The include() thing is a major security hole and all major PHP-based Web application packages have, at one time or other, been subject to compromises due to it. PHPNuke, IMP, Squirrelmail, you name it, it's been compromised by either include() bugs or their brethren.
There's no single "dtc_sanitize()" function that we could possibly write to properly sanitize all types of possibly malicious data, especially since some characters are allowed in certain vars, but not in others.
PHP performance is abysmal. It's a fatally awful memory hog, and it serves one tenth of the requests that either Ruby or Python serve. PHP is so slow, that to run my WP blog at an acceptable performance, I've had to resort to both static page caching and a Varnish HTTP accelerator proxy. I saw a jump from 6 req/s to 70 req/s after doing that "optimization".
About the only thing going on for PHP is its stateless nature, and the fact that it's widely deployed. But both RonR and Django have that, and are available as nice debian/RPM packages in all major distros now.
PHP has no enforcement of separation of concerns. You can, and usually do, mix up templates, strings and business logic in a single file, and the language doesn't make it easy.
Kill it with fire. Lots of fire.
==Why not daemons or cron jobs==
As for the daemons, I understand a daemon to be a long-running process, detached from the console, in the background, responding to RPC requests on UNIX/TCP/UDP sockets.
I don't oppose them on principle. I oppose them for practical reasons -- a daemon running with elevated privileges exposes an extra attack surface, it usually needs configuration (simple one-purpose commands like, say, useradd, they don't need configuration or usually their config methods are accepted, standardized and distributed with their containing packages), and it's one more service to run that we could avoid.
Ideally, I envision a DTC2 where DTC, in response to user actions, runs small one-purpose programs (SBox-like) that perform limited config changes or fail-fast if any unusual condition is detected. Yes, the one-purpose programs would need to be suid root unarguably, however since no one but DTC should be able to execute them, we're on the safe side. In theory, we could even afford to write the commands in bash or any language we're comfortable with. In practice, due to the batteries included philosophy in Python, I don't see why using shellscripts would be needed. Another thing to keep in mind, we can use program return codes to detect abnormal conditions and cast these to Python exceptions (thus completing the fail-fast circle).

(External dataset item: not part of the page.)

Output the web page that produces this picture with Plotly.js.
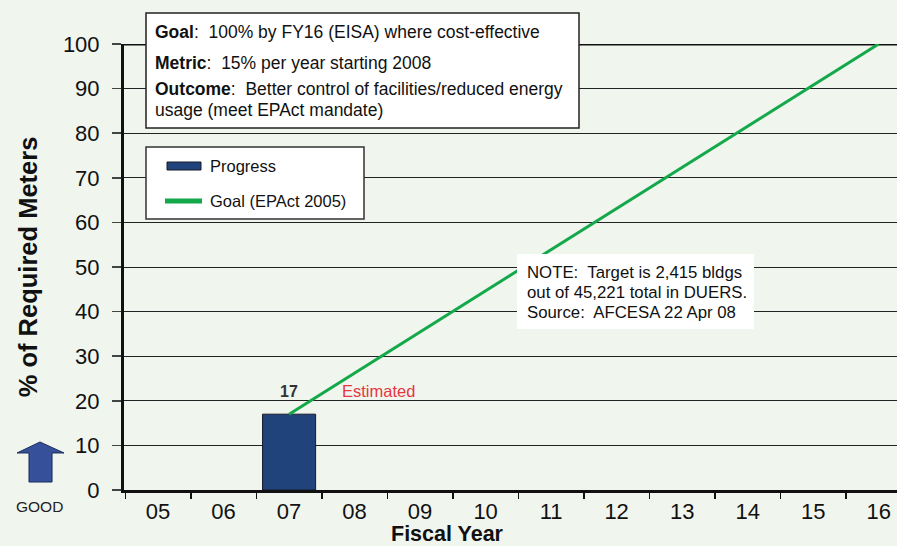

Advantages of this scheme:
- config changes are applied *instantly* or they aren't applied and the user gets an immediate report on why the config change failed
- attack surface is much reduced
- one-purpose programs have much less probability of bugs or compromises
- both console and DTC users can alter config files and the config won't be hosed by DTC
- three less components to care for and feed daily (cron and its associated mailserver, plus the database)
- no long running daemon running as root
Disadvantages:
- programs would need to interpret config files, and maybe report a structured (serialized?) representation of the config file back to DTC -- this is somewhat hard to do if you have no experience with parsers/lexers/state machines, and extremely easy to do if you know your yacc.
- unavoidably, some configuration will need to sit on a real database; however we could use a self-contained SQLite DB for that.